Find the lines that hold the word "this" and return them.

>> BEGIN STORED DATA

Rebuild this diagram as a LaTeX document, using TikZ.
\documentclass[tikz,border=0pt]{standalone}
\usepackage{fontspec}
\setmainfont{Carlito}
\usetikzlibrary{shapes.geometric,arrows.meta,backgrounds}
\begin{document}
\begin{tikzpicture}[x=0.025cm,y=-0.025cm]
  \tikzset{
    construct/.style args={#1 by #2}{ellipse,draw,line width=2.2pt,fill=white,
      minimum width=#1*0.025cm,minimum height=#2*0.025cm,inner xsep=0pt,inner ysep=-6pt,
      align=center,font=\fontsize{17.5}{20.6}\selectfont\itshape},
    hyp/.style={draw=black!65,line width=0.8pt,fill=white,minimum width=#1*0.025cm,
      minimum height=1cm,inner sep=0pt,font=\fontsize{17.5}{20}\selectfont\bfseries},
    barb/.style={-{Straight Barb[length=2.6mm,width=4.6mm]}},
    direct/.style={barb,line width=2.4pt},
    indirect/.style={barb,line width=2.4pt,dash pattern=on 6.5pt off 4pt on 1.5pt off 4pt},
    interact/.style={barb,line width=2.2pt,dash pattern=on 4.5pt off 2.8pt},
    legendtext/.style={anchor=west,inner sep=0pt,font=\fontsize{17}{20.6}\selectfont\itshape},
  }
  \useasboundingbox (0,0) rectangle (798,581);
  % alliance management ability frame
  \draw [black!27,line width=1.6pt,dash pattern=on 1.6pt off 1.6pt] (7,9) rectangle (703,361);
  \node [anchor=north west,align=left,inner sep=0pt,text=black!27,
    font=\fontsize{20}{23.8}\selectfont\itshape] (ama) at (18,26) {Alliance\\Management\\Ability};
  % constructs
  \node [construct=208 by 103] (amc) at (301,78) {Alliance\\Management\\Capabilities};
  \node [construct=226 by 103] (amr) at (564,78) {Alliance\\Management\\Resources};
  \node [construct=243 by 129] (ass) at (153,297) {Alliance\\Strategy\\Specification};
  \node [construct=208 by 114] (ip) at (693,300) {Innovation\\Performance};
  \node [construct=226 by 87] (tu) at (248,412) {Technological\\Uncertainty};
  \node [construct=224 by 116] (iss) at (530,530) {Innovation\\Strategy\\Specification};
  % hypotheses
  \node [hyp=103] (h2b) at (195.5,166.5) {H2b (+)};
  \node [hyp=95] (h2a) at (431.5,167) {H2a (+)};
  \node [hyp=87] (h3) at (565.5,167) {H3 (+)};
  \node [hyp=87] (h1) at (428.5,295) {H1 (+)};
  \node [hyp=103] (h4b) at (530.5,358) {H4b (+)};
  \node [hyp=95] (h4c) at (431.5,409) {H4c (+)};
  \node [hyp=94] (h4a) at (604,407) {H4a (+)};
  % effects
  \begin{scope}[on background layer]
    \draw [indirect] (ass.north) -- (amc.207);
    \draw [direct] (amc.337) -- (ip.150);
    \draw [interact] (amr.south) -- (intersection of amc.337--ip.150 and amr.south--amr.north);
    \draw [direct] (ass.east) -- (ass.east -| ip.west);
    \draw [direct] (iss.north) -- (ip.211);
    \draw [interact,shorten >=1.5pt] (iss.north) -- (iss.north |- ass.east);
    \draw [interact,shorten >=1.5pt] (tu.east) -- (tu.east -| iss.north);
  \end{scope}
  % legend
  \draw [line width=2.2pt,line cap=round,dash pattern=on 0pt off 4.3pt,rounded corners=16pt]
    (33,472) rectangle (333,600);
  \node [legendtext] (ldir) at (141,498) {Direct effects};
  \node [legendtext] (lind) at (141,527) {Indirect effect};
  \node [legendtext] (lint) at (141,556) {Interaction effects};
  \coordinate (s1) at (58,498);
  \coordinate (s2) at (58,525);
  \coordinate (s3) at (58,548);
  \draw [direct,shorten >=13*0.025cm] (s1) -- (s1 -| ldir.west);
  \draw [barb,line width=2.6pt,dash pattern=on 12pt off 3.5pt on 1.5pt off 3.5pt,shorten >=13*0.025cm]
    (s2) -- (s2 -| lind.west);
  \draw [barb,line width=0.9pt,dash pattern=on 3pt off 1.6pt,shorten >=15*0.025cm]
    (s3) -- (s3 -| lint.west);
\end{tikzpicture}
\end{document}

>> END STORED DATA
>> BEGIN STORED DATA

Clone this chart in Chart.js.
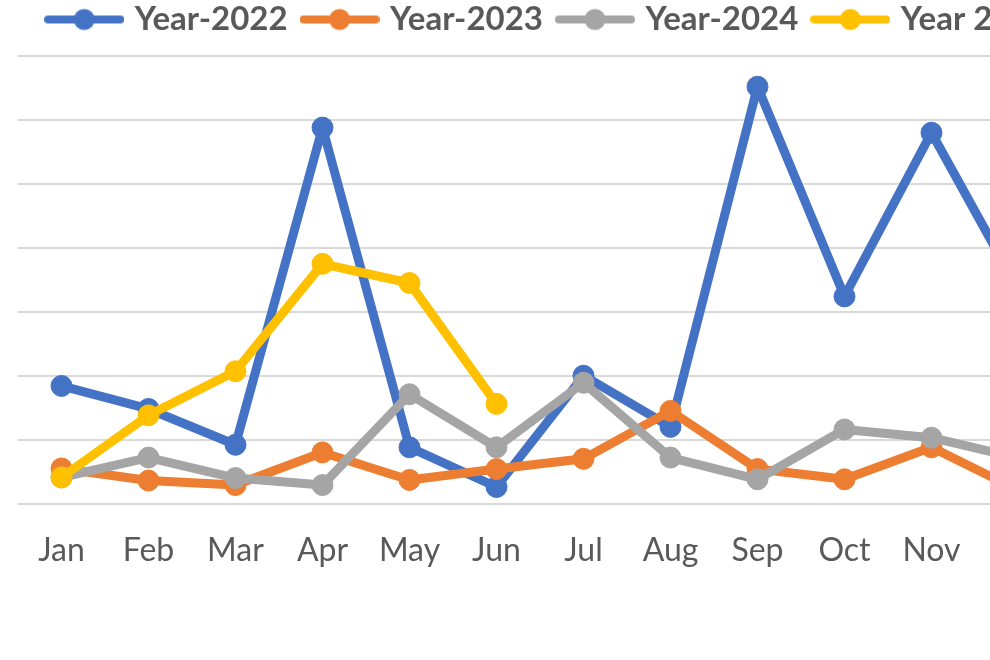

>> END STORED DATA
>> BEGIN STORED DATA

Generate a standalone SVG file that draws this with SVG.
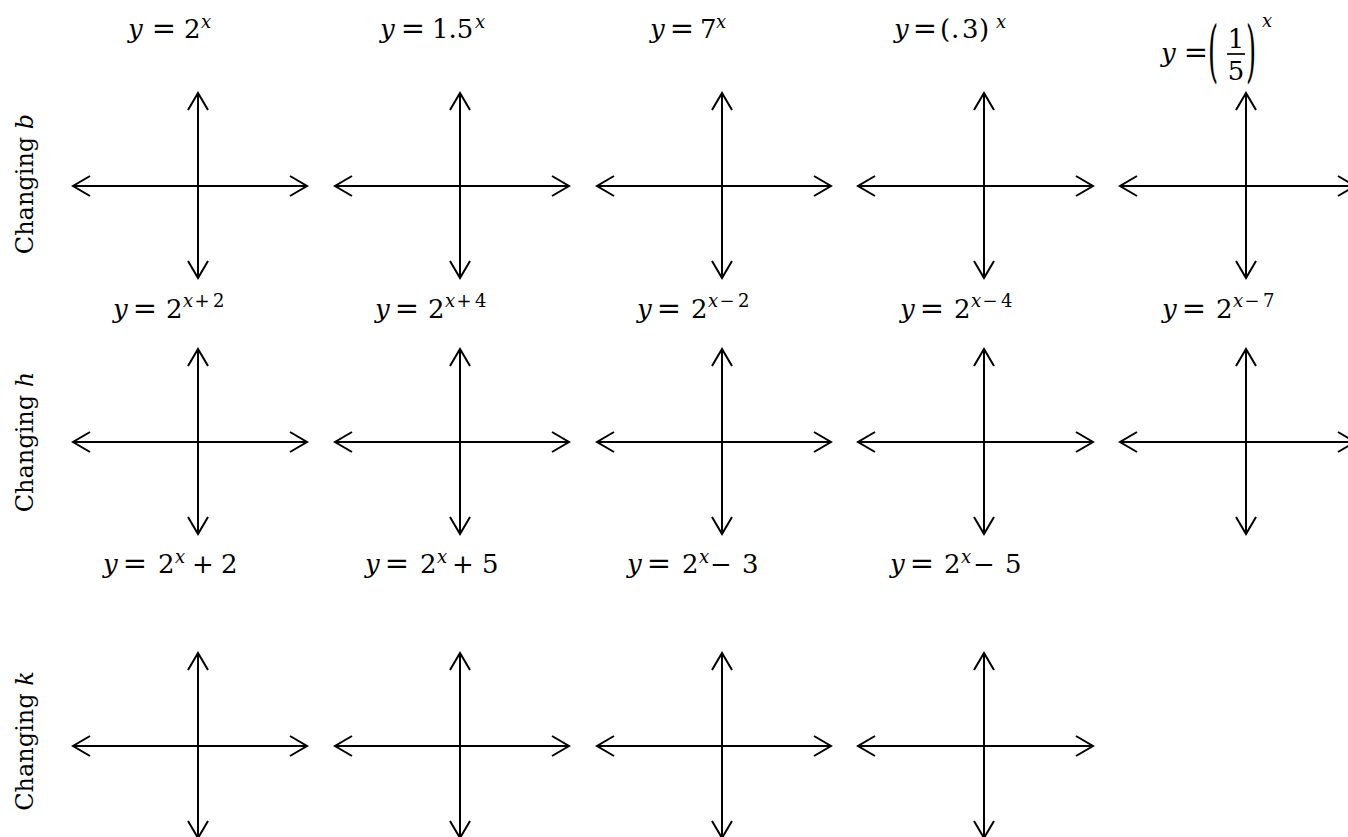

>> END STORED DATA

EXERCISE ANSWER:
Rebuild this diagram as a LaTeX document, using TikZ.
Clone this chart in Chart.js.
Generate a standalone SVG file that draws this with SVG.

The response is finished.